### [Directions for this task]
Only the lines from the beginning of the entries through the one with "yticks_right = list(range(34, 49, 2))" should be written out, please, exactly and without any pictures.

### [Extracted entries]
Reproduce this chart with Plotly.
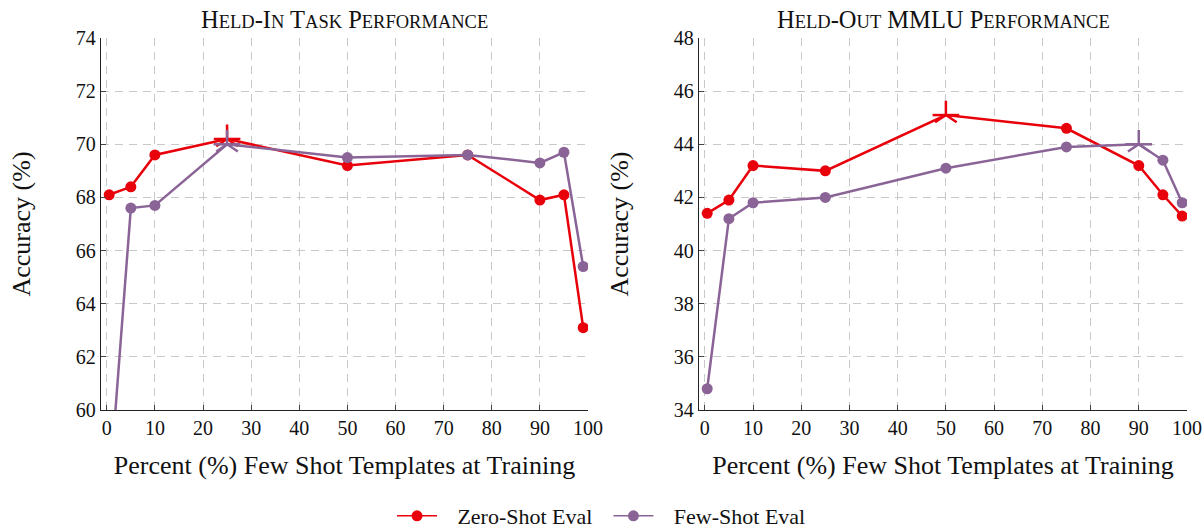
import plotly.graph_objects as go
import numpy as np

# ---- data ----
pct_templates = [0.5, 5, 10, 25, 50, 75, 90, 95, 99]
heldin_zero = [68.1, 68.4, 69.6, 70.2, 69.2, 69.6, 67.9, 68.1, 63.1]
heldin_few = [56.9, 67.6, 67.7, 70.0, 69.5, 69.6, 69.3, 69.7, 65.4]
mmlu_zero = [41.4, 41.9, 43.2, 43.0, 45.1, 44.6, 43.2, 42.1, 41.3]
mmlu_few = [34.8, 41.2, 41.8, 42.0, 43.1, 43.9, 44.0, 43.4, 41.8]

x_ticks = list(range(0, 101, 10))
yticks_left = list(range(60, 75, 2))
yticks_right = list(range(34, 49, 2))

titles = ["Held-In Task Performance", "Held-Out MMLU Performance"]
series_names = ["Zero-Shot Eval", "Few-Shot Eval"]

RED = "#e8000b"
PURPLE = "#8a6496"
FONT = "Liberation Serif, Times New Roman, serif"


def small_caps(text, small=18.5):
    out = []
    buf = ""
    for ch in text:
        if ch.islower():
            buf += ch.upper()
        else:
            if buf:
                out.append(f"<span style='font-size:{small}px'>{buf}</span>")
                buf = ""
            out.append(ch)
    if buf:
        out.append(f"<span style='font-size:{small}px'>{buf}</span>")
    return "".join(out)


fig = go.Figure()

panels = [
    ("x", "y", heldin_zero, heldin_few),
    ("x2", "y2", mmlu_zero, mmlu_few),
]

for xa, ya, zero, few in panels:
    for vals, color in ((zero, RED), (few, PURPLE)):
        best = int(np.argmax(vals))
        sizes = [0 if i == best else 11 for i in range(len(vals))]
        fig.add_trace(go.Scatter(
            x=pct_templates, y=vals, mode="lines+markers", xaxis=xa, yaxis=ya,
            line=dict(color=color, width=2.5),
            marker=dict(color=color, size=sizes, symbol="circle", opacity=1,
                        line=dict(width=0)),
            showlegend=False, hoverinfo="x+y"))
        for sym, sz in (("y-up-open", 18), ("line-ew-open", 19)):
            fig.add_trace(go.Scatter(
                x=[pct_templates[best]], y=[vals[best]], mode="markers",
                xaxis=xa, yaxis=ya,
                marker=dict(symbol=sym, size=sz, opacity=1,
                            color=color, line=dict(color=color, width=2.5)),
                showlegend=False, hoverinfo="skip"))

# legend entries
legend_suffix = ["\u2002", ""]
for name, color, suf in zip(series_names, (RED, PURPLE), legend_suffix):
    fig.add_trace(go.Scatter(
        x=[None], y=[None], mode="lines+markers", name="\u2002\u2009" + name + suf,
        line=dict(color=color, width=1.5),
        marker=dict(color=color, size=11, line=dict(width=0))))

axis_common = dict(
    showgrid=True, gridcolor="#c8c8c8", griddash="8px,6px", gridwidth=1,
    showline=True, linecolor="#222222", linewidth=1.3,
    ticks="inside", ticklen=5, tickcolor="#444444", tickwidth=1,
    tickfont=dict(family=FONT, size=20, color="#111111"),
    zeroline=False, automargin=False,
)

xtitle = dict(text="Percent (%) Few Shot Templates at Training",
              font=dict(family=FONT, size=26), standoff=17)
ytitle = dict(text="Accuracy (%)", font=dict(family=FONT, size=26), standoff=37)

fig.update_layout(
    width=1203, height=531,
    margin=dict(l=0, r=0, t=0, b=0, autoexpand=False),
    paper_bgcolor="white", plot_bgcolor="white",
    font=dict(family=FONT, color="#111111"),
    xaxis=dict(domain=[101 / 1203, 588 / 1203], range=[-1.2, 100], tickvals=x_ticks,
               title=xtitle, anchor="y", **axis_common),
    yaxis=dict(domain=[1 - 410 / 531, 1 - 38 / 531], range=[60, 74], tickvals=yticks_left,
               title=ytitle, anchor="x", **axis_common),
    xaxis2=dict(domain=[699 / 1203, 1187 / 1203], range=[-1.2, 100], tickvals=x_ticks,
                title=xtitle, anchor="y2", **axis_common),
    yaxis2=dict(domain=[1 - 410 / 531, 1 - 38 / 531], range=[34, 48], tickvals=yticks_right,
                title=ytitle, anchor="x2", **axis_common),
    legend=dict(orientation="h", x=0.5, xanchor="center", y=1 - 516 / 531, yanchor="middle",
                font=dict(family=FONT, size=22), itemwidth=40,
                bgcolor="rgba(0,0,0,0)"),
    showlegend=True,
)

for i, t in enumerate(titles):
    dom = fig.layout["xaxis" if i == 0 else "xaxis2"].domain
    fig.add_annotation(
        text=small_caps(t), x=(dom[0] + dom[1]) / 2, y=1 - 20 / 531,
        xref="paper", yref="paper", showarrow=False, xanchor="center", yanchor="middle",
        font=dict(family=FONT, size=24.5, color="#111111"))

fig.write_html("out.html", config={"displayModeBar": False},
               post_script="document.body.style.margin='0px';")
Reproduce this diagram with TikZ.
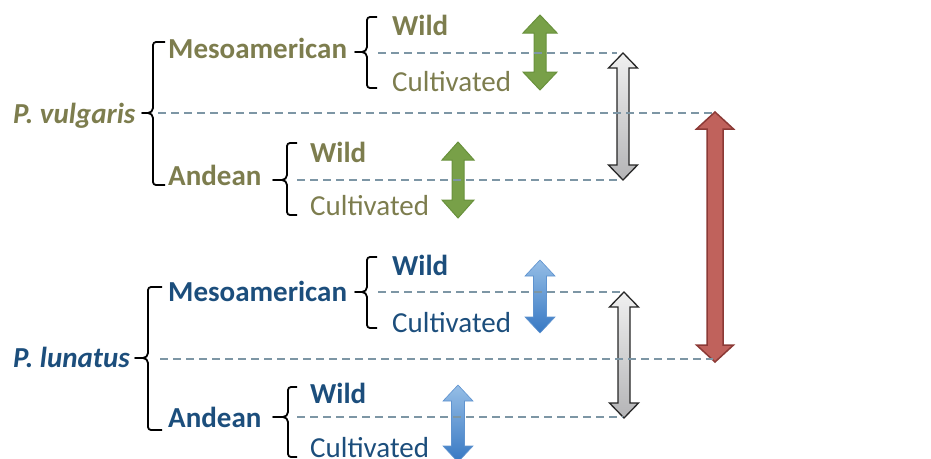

### [Answer to the task]
Reproduce this chart with Plotly.
import plotly.graph_objects as go
import numpy as np

# ---- data ----
pct_templates = [0.5, 5, 10, 25, 50, 75, 90, 95, 99]
heldin_zero = [68.1, 68.4, 69.6, 70.2, 69.2, 69.6, 67.9, 68.1, 63.1]
heldin_few = [56.9, 67.6, 67.7, 70.0, 69.5, 69.6, 69.3, 69.7, 65.4]
mmlu_zero = [41.4, 41.9, 43.2, 43.0, 45.1, 44.6, 43.2, 42.1, 41.3]
mmlu_few = [34.8, 41.2, 41.8, 42.0, 43.1, 43.9, 44.0, 43.4, 41.8]

x_ticks = list(range(0, 101, 10))
yticks_left = list(range(60, 75, 2))
yticks_right = list(range(34, 49, 2))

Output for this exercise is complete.